Alternatively, the observed changes in tropical forest biomass (either increases or decreases) may simply reflect ‘natural’ processes, such as recovery from past large-scale disturbances or internal gap phase dynamics (here defined as localized disturbances and subsequent regrowth; Brokaw 1985), and be largely or entirely independent of external drivers such as elevated CO2 and/or other global change phenomena (Körner 2003; Saleska et al. 2003; Vieira et al. 2004). Even in undisturbed forests under steady-state dynamics (i.e. no long-term change in total biomass at the landscape scale), the majority of area is expected to be gradually accumulating biomass most of the time due to the recovery from past gap-forming events. In contrast, offsetting biomass decreases are mostly attributable to the death of individual large trees and are therefore of high magnitude but rarer in space and/or time (Watt 1947; Bormann & Likens 1979; Fearnside 2000; Moorcroft et al. 2001; Körner 2003; Saleska et al. 2003). Consequently, it may be difficult to accurately capture the frequency of these rare disturbance events and adequately account for them in estimates of biomass change based on the repeated measurements of inventory plots.
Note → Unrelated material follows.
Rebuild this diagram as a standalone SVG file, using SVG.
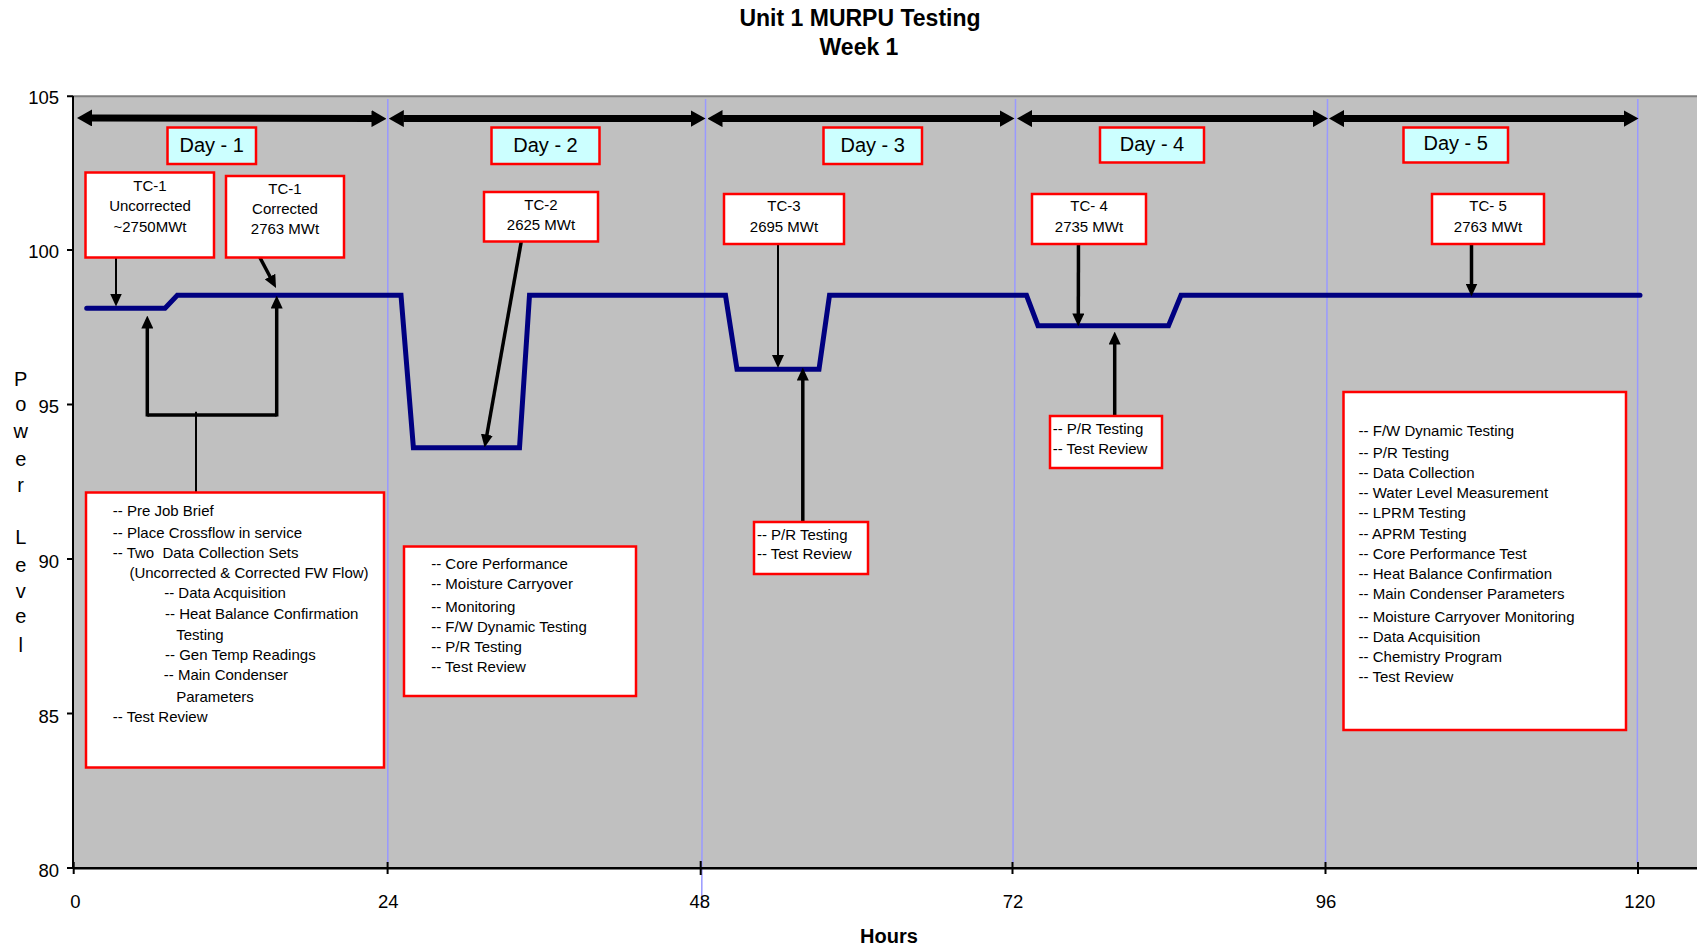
<svg xmlns="http://www.w3.org/2000/svg" width="1697" height="947" viewBox="0 0 1697 947">
<style>
text{font-family:"Liberation Sans",Arial,sans-serif;fill:#000}
.t{font-size:15px}
.c{text-anchor:middle}
.r{text-anchor:end}
.tick{font-size:18.5px}
.ttl{font-size:23px;font-weight:bold}
.dayt{font-size:20px}
.ylab{font-size:20px}
.box{fill:#fff;stroke:#f00;stroke-width:2.5}
.dbox{fill:#ccffff;stroke:#f00;stroke-width:2.5}
.grid{stroke:#9999ff;stroke-width:1.5;fill:none}
.ax{stroke:#000;stroke-width:2;fill:none}
.dbl{stroke:#000;stroke-width:7;fill:none;marker-start:url(#big);marker-end:url(#big)}
.thin{stroke:#000;stroke-width:2;fill:none}
.thick{stroke:#000;stroke-width:3.5;fill:none}
.arr{marker-end:url(#ah)}
</style>
<defs>
<marker id="big" markerUnits="userSpaceOnUse" markerWidth="15" markerHeight="17" viewBox="0 0 15 17" refX="0.5" refY="8.5" orient="auto-start-reverse"><path d="M0,0 L15,8.5 L0,17 z" fill="#000"/></marker>
<marker id="ah" markerUnits="userSpaceOnUse" markerWidth="13" markerHeight="12" viewBox="0 0 13 12" refX="0.5" refY="6" orient="auto"><path d="M0,0 L13,6 L0,12 z" fill="#000"/></marker>
</defs>
<rect width="1697" height="947" fill="#fff"/>
<g id="title">
<text class="ttl c" x="860" y="26">Unit 1 MURPU Testing</text>
<text class="ttl c" x="859" y="55">Week 1</text>
</g>
<g id="plot">
<rect x="73" y="96" width="1624" height="772" fill="#c0c0c0"/>
<line x1="73" y1="96.3" x2="1697" y2="96.3" stroke="#808080" stroke-width="2"/>
</g>
<g id="gridlines">
<line class="grid" x1="387.8" y1="99" x2="387.8" y2="863"/>
<line class="grid" x1="705.6" y1="99" x2="701.7" y2="908"/>
<line class="grid" x1="1015.5" y1="99" x2="1013" y2="863"/>
<line class="grid" x1="1327.5" y1="99" x2="1325.5" y2="863"/>
<line class="grid" x1="1637.8" y1="99" x2="1637.3" y2="863"/>
</g>
<g id="axes">
<line class="ax" x1="73" y1="96" x2="73" y2="869"/>
<line x1="73" y1="868.3" x2="1697" y2="868.3" stroke="#000" stroke-width="2.5"/>
<path class="ax" d="M67,96.3H73M67,250H73M67,404.5H73M67,559H73M67,713.5H73M67,868H73"/>
<path class="ax" d="M73.7,862V874M387.6,862V874M700.7,861V875M1012.5,862V874M1325.5,862V874M1638,862V874"/>
<text class="tick r" x="59" y="103.5">105</text>
<text class="tick r" x="59" y="258">100</text>
<text class="tick r" x="59" y="413">95</text>
<text class="tick r" x="59" y="567.5">90</text>
<text class="tick r" x="59" y="722.5">85</text>
<text class="tick r" x="59" y="877">80</text>
<text class="tick c" x="75.5" y="907.5">0</text>
<text class="tick c" x="388.3" y="907.5">24</text>
<text class="tick c" x="699.7" y="907.5">48</text>
<text class="tick c" x="1013" y="907.5">72</text>
<text class="tick c" x="1326" y="907.5">96</text>
<text class="tick c" x="1639.8" y="907.5">120</text>
<text class="c" x="889" y="943" font-size="20" font-weight="bold">Hours</text>
<g class="ylab">
<text class="c" x="20.7" y="386">P</text>
<text class="c" x="20.7" y="411">o</text>
<text class="c" x="20.7" y="437.7">w</text>
<text class="c" x="20.7" y="465.7">e</text>
<text class="c" x="20.7" y="491.7">r</text>
<text class="c" x="20.7" y="544.3">L</text>
<text class="c" x="20.7" y="571.7">e</text>
<text class="c" x="20.7" y="597.7">v</text>
<text class="c" x="20.7" y="623.3">e</text>
<text class="c" x="20.7" y="651.7">l</text>
</g>
</g>
<g id="power-line">
<polyline points="86.7,308.3 165,308.3 177.3,295.3 401,295.3 413.4,447.7 519.5,447.7 529.5,295.3 725.5,295.3 737,369.3 819,369.3 829.5,295.3 1026.5,295.3 1038,325.7 1168.5,325.7 1181,295.3 1640,295.3" fill="none" stroke="#000080" stroke-width="5" stroke-linecap="round" stroke-linejoin="miter"/>
</g>
<g id="connectors">
<line class="dbl" x1="91.5" y1="118" x2="372" y2="118.6"/>
<line class="dbl" x1="403.3" y1="118.6" x2="691" y2="118.6"/>
<line class="dbl" x1="722" y1="118.6" x2="1000" y2="118.6"/>
<line class="dbl" x1="1031.5" y1="118.6" x2="1313.5" y2="118.6"/>
<line class="dbl" x1="1343.5" y1="118.6" x2="1624" y2="118.6"/>
<line class="thin arr" x1="116" y1="248" x2="116" y2="294"/>
<line class="thick arr" x1="253.3" y1="245" x2="270.2" y2="277"/>
<path class="thick" d="M147.3,415H276.7"/>
<line class="thick arr" x1="147.3" y1="416.5" x2="147.3" y2="328"/>
<line class="thick arr" x1="276.7" y1="416.5" x2="276.7" y2="308"/>
<line class="thin" x1="196" y1="411.7" x2="196" y2="492.3"/>
<line class="thick arr" x1="522.7" y1="233.5" x2="486.8" y2="435.2"/>
<line class="thin arr" x1="778" y1="233" x2="778" y2="355.5"/>
<line class="thick arr" x1="802.8" y1="521.7" x2="802.8" y2="380"/>
<line class="thick arr" x1="1078.5" y1="235.7" x2="1078.3" y2="314"/>
<line class="thick arr" x1="1114.7" y1="416" x2="1114.7" y2="344"/>
<line class="thick arr" x1="1471.5" y1="237.3" x2="1471.5" y2="284"/>
</g>
<g id="day1-label"><rect class="dbox" x="167.5" y="127.5" width="88.5" height="36.5"/><text class="dayt c" x="211.7" y="151.5">Day - 1</text></g>
<g id="day2-label"><rect class="dbox" x="491.5" y="127.5" width="108" height="36.5"/><text class="dayt c" x="545.5" y="151.5">Day - 2</text></g>
<g id="day3-label"><rect class="dbox" x="823.5" y="127.5" width="98.5" height="36.5"/><text class="dayt c" x="872.7" y="151.5">Day - 3</text></g>
<g id="day4-label"><rect class="dbox" x="1100" y="127.5" width="104" height="35"/><text class="dayt c" x="1152" y="150.5">Day - 4</text></g>
<g id="day5-label"><rect class="dbox" x="1403.5" y="127.5" width="104.5" height="35"/><text class="dayt c" x="1455.7" y="150">Day - 5</text></g>
<g id="tc1-uncorrected"><rect class="box" x="85.5" y="172.5" width="128.5" height="85"/>
<text class="t c" x="150" y="190.5">TC-1</text><text class="t c" x="150" y="210.5">Uncorrected</text><text class="t c" x="150" y="232">~2750MWt</text></g>
<g id="tc1-corrected"><rect class="box" x="226" y="176" width="118" height="81.5"/>
<text class="t c" x="285" y="194.3">TC-1</text><text class="t c" x="285" y="214.3">Corrected</text><text class="t c" x="285" y="234.3">2763 MWt</text></g>
<g id="tc2"><rect class="box" x="484" y="192" width="114" height="49.5"/>
<text class="t c" x="541" y="210">TC-2</text><text class="t c" x="541" y="230">2625 MWt</text></g>
<g id="tc3"><rect class="box" x="724" y="194" width="120" height="50"/>
<text class="t c" x="784" y="210.5">TC-3</text><text class="t c" x="784" y="231.7">2695 MWt</text></g>
<g id="tc4"><rect class="box" x="1032" y="194" width="114" height="50"/>
<text class="t c" x="1089" y="210.5">TC- 4</text><text class="t c" x="1089" y="231.7">2735 MWt</text></g>
<g id="tc5"><rect class="box" x="1432" y="194" width="112" height="50"/>
<text class="t c" x="1488" y="210.5">TC- 5</text><text class="t c" x="1488" y="231.7">2763 MWt</text></g>
<g id="day1-tasks"><rect class="box" x="86" y="492.5" width="298" height="275"/>
<text class="t" x="112.8" y="516">-- Pre Job Brief</text>
<text class="t" x="112.8" y="537.7">-- Place Crossflow in service</text>
<text class="t" x="112.8" y="557.7">-- Two&#160; Data Collection Sets</text>
<text class="t" x="129.4" y="577.7">(Uncorrected &amp; Corrected FW Flow)</text>
<text class="t" x="164.2" y="597.7">-- Data Acquisition</text>
<text class="t" x="165" y="619.3">-- Heat Balance Confirmation</text>
<text class="t" x="176.2" y="640">Testing</text>
<text class="t" x="165" y="660">-- Gen Temp Readings</text>
<text class="t" x="163.8" y="680">-- Main Condenser</text>
<text class="t" x="176.2" y="701.7">Parameters</text>
<text class="t" x="112.8" y="721.7">-- Test Review</text>
</g>
<g id="day2-tasks"><rect class="box" x="404" y="546.5" width="232" height="149.5"/>
<text class="t" x="431.2" y="569.3">-- Core Performance</text>
<text class="t" x="431.2" y="589.3">-- Moisture Carryover</text>
<text class="t" x="431.2" y="611.7">-- Monitoring</text>
<text class="t" x="431.2" y="631.7">-- F/W Dynamic Testing</text>
<text class="t" x="431.2" y="651.7">-- P/R Testing</text>
<text class="t" x="431.2" y="671.7">-- Test Review</text>
</g>
<g id="day3-tasks"><rect class="box" x="754" y="522" width="114" height="52"/>
<text class="t" x="756.9" y="540">-- P/R Testing</text>
<text class="t" x="756.9" y="559.3">-- Test Review</text>
</g>
<g id="day4-tasks"><rect class="box" x="1050" y="416" width="112" height="52"/>
<text class="t" x="1052.7" y="434">-- P/R Testing</text>
<text class="t" x="1052.7" y="454">-- Test Review</text>
</g>
<g id="day5-tasks"><rect class="box" x="1343.5" y="392" width="282.5" height="338"/>
<text class="t" x="1358.6" y="436">-- F/W Dynamic Testing</text>
<text class="t" x="1358.6" y="457.7">-- P/R Testing</text>
<text class="t" x="1358.6" y="477.7">-- Data Collection</text>
<text class="t" x="1358.6" y="497.7">-- Water Level Measurement</text>
<text class="t" x="1358.6" y="517.7">-- LPRM Testing</text>
<text class="t" x="1358.6" y="539.3">-- APRM Testing</text>
<text class="t" x="1358.6" y="559.3">-- Core Performance Test</text>
<text class="t" x="1358.6" y="579.3">-- Heat Balance Confirmation</text>
<text class="t" x="1358.6" y="599.3">-- Main Condenser Parameters</text>
<text class="t" x="1358.6" y="621.7">-- Moisture Carryover Monitoring</text>
<text class="t" x="1358.6" y="641.7">-- Data Acquisition</text>
<text class="t" x="1358.6" y="661.7">-- Chemistry Program</text>
<text class="t" x="1358.6" y="681.7">-- Test Review</text>
</g>
</svg>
If inventory plots miss disturbance events, they will overestimate the rates of biomass increase. This potential for ‘immature forest bias’ will be amplified if site selection disproportionably favours early successional forests (e.g. in flood plains or human-impacted forests), and/or if plots experiencing disturbance events are subsequently abandoned (Saleska et al. 2003; Clark 2004; Phillips et al. 2002a). Conversely, plots may potentially overrepresent disturbance events, especially if placement is biased towards mature forests (i.e. ‘majestic forest bias’; Phillips et al. 2002a). In order to accurately monitor changes in tropical forest biomass, dynamics should ideally be measured over very large spatio-temporal scales (Körner 2004). Unfortunately, this may not be feasible given the relative scarcity of long-term tree plot data from much of the tropics and especially from outside the New World. Here we explore an alternative approach, which is to explicitly account for the contribution of gap phase processes when quantifying rates of biomass change.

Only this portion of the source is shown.